TGL ⬇ The golf simulator league cofounded by Tiger Woods and Rory McIlroy experienced two technical glitches during Tuesday night’s match. On the second hole, Tommy Fleetwood had to redo his shot after an “invalid reading” in which his ball moved only a few yards down the fairway following a full swing. On the eighth hole, Collin Morikawa’s tee shot looked to be headed left toward a hazard area but stopped on the side of a hill. The tech issues didn’t impact the match outcome, as both Fleetwood and Morikawa play for Los Angeles Golf Club, which beat Boston Common Golf 6–2. 

LIV Golf ⬆ The controversial tour has received its first official exemption into one of the sport’s four major championships. The 2025 U.S. Open will award one spot to the top player who is not otherwise exempt and in the top three of the LIV Individual Standings as of May 19, the USGA announced.

Denver-area sports fans One of the longest-running and most fractious carriage disputes in the entire sports media industry is finally over. Comcast, the No. 2. U.S. pay-TV distributor, reached an agreement with Altitude Sports, the regional sports network owned by Kroenke Sports & Entertainment, ending a local blackout that began in 2019. Live game broadcasts of the NBA’s Nuggets and NHL’s Avalanche, owned by KSE, will again be available to Comcast subscribers throughout Colorado and New Mexico, and parts of Arizona and Kansas. Even both the Nuggets and Avalanche winning league titles during the lengthy dispute did not break the deadlock, but Comcast’s nationwide strategy of placing all RSNs on higher-level cable tiers ultimately made the elements of the Denver-area dispute less unique.

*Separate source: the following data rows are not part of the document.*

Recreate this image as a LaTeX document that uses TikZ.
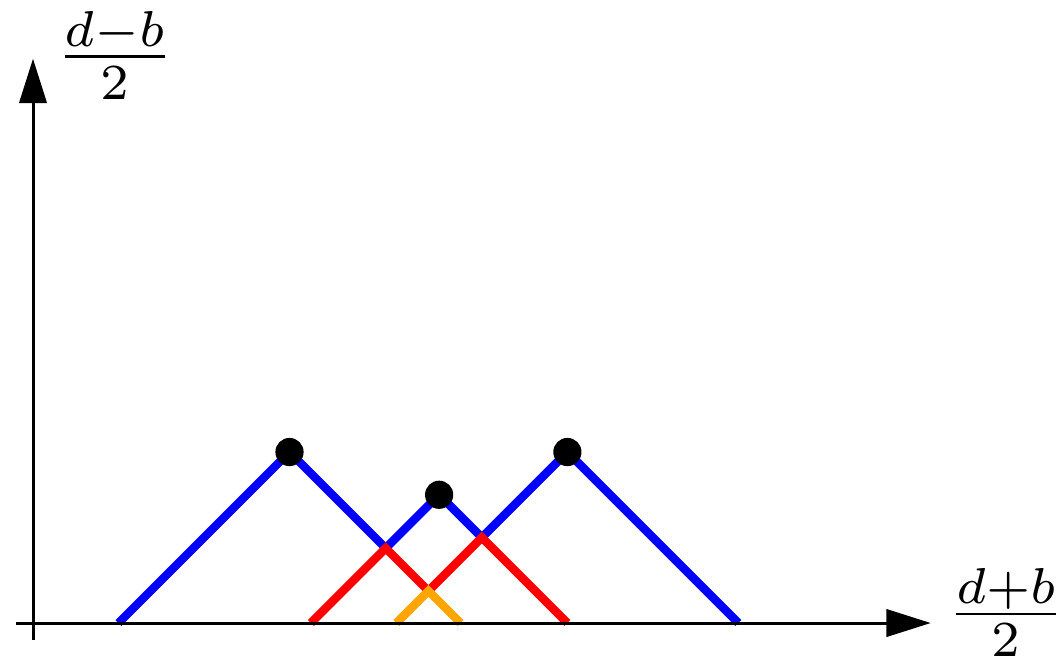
\documentclass[tikz,border=0pt]{standalone}
\usepackage{tikz}
\usepackage{xcolor}
\definecolor{vizUpper}{HTML}{0000FF}
\definecolor{vizMiddle}{HTML}{FF0000}
\definecolor{vizLower}{HTML}{FFA500}
\usetikzlibrary{arrows.meta}
\tikzset{
  vizAxis/.style={black, line width=1pt, -{Triangle[length=5.2mm, width=3.2mm]}},
  vizPath/.style={line width=2.8pt},
  vizLabel/.style={scale=2.4},
  vizDot/.style={circle, fill=black, inner sep=0pt, minimum size=3.3mm}
}

\begin{document}
\begin{tikzpicture}
  \useasboundingbox (-0.386,-0.421) rectangle (12.035,7.287);
  \coordinate (O) at (0,0);
  \coordinate (xstart) at (-0.2,0);
  \coordinate (xend) at (10.5,0);
  \coordinate (ystart) at (0,-0.2);
  \coordinate (yend) at (0,6.6);
  \coordinate (B0) at (1,0);
  \coordinate (P1) at (3,2);
  \coordinate (Q1) at (4.125,0.875);
  \coordinate (P2) at (4.75,1.5);
  \coordinate (Q2) at (5.25,1);
  \coordinate (P3) at (6.25,2);
  \coordinate (B1) at (8.25,0);
  \coordinate (R0) at (3.25,0);
  \coordinate (S) at (4.625,0.375);
  \coordinate (R1) at (6.25,0);
  \coordinate (T0) at (4.25,0);
  \coordinate (T1) at (5,0);
  \draw[vizPath, vizUpper] (B0) -- (P1) -- (Q1) -- (P2) -- (Q2) -- (P3) -- (B1);
  \draw[vizPath, vizMiddle] (R0) -- (Q1) -- (S) -- (Q2) -- (R1);
  \draw[vizPath, vizLower] (T0) -- (S) -- (T1);
  \draw[vizAxis] (xstart) -- (xend);
  \draw[vizAxis] (ystart) -- (yend);
  \node[vizDot] (D1) at (P1) {};
  \node[vizDot] (D2) at (P2) {};
  \node[vizDot] (D3) at (P3) {};
  \node[vizLabel] (xlabel) at (11.38,0.12) {$\frac{d+b}{2}$};
  \node[vizLabel] (ylabel) at (0.96,6.64) {$\frac{d-b}{2}$};
\end{tikzpicture}
\end{document}
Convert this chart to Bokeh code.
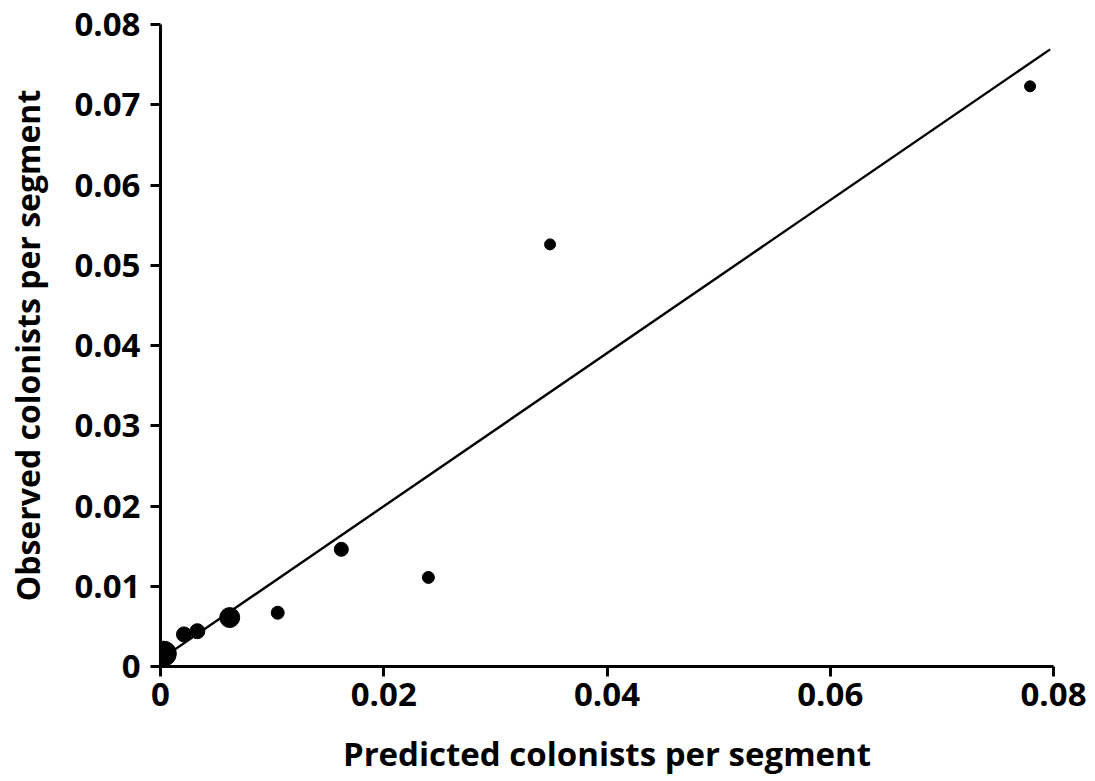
from bokeh.plotting import figure
from bokeh.models import Range1d, FixedTicker, ColumnDataSource
from bokeh.embed import file_html
from bokeh.resources import INLINE

# Data
predicted = [0.0003, 0.0021, 0.0033, 0.0062, 0.0105, 0.0162, 0.0240, 0.0349, 0.0779]
observed = [0.0016, 0.0040, 0.0044, 0.0061, 0.0067, 0.0146, 0.0111, 0.0526, 0.0723]
marker_diam = [25, 15, 15, 20, 13, 14, 12, 11, 11]
fit_x = [0.0, 0.0797]
fit_y = [0.0009, 0.0769]
x_ticks = [0, 0.02, 0.04, 0.06, 0.08]
x_tick_labels = ["0", "0.02", "0.04", "0.06", "0.08"]
y_ticks = [0, 0.01, 0.02, 0.03, 0.04, 0.05, 0.06, 0.07, 0.08]
y_tick_labels = ["0", "0.01", "0.02", "0.03", "0.04", "0.05", "0.06", "0.07", "0.08"]

FONT = "Open Sans"

p = figure(width=1095, height=781, output_backend="svg", toolbar_location=None,
           x_range=Range1d(0, 0.08), y_range=Range1d(0, 0.08),
           min_border_left=160, min_border_right=42, min_border_top=24,
           min_border_bottom=115)
p.outline_line_color = None
p.xgrid.visible = False
p.ygrid.visible = False
p.background_fill_color = "white"
p.border_fill_color = "white"

src = ColumnDataSource(dict(x=predicted, y=observed, s=marker_diam))
p.line(fit_x, fit_y, line_color="black", line_width=2.4)
p.scatter("x", "y", size="s", source=src, fill_color="black", line_color="black")

for ax, ticks, labels in ((p.xaxis[0], x_ticks, x_tick_labels), (p.yaxis[0], y_ticks, y_tick_labels)):
    ax.ticker = FixedTicker(ticks=ticks)
    ax.major_label_overrides = {t: l for t, l in zip(ticks, labels)}
    ax.axis_line_width = 3
    ax.axis_line_color = "black"
    ax.major_tick_line_width = 3
    ax.major_tick_out = 10
    ax.major_tick_in = 0
    ax.minor_tick_line_color = None
    ax.major_label_text_font = FONT
    ax.major_label_text_font_style = "bold"
    ax.major_label_text_font_size = "33px"
    ax.major_label_text_color = "black"
    ax.axis_label_text_font = FONT
    ax.axis_label_text_font_style = "bold"
    ax.axis_label_text_color = "black"

p.xaxis.axis_label_text_font_size = "33px"
p.yaxis.axis_label_text_font_size = "32px"
p.xaxis.axis_label = "Predicted colonists per segment"
p.yaxis.axis_label = "Observed colonists per segment"
p.xaxis.major_label_standoff = 6
p.yaxis.major_label_standoff = 10
p.xaxis.axis_label_standoff = 22
p.yaxis.axis_label_standoff = 22

open("out.html", "w").write(file_html(p, INLINE))
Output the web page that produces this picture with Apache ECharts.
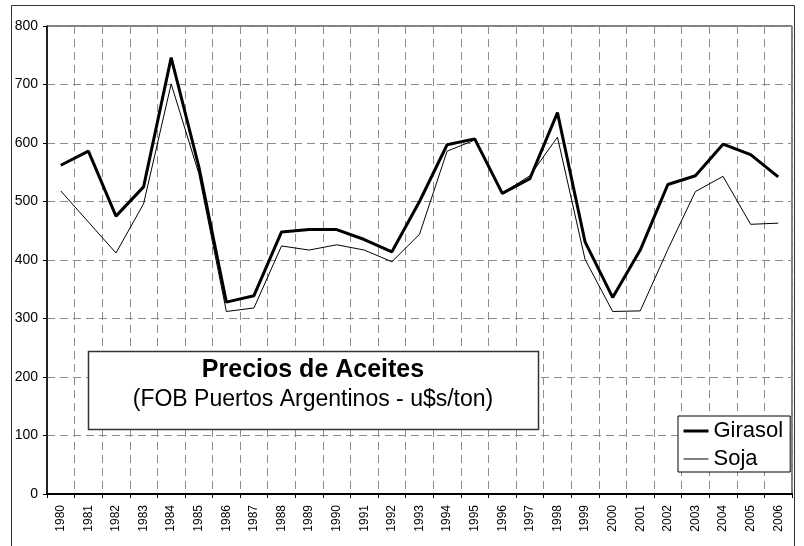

Marlins and Rockies fans Both MLB clubs have a 0% chance of reaching the 2025 postseason, according to new projections released by Baseball Prospectus. The widely followed PECOTA simulations, first created more than 20 years ago, found that this year’s Miami and Colorado teams have no shot of making the playoffs, and even the White Sox, which lost 121 games last year to set a modern-era record, have a 0.2% chance. At the other end, the defending champion Dodgers are a near-certainty for the postseason at 99.6%.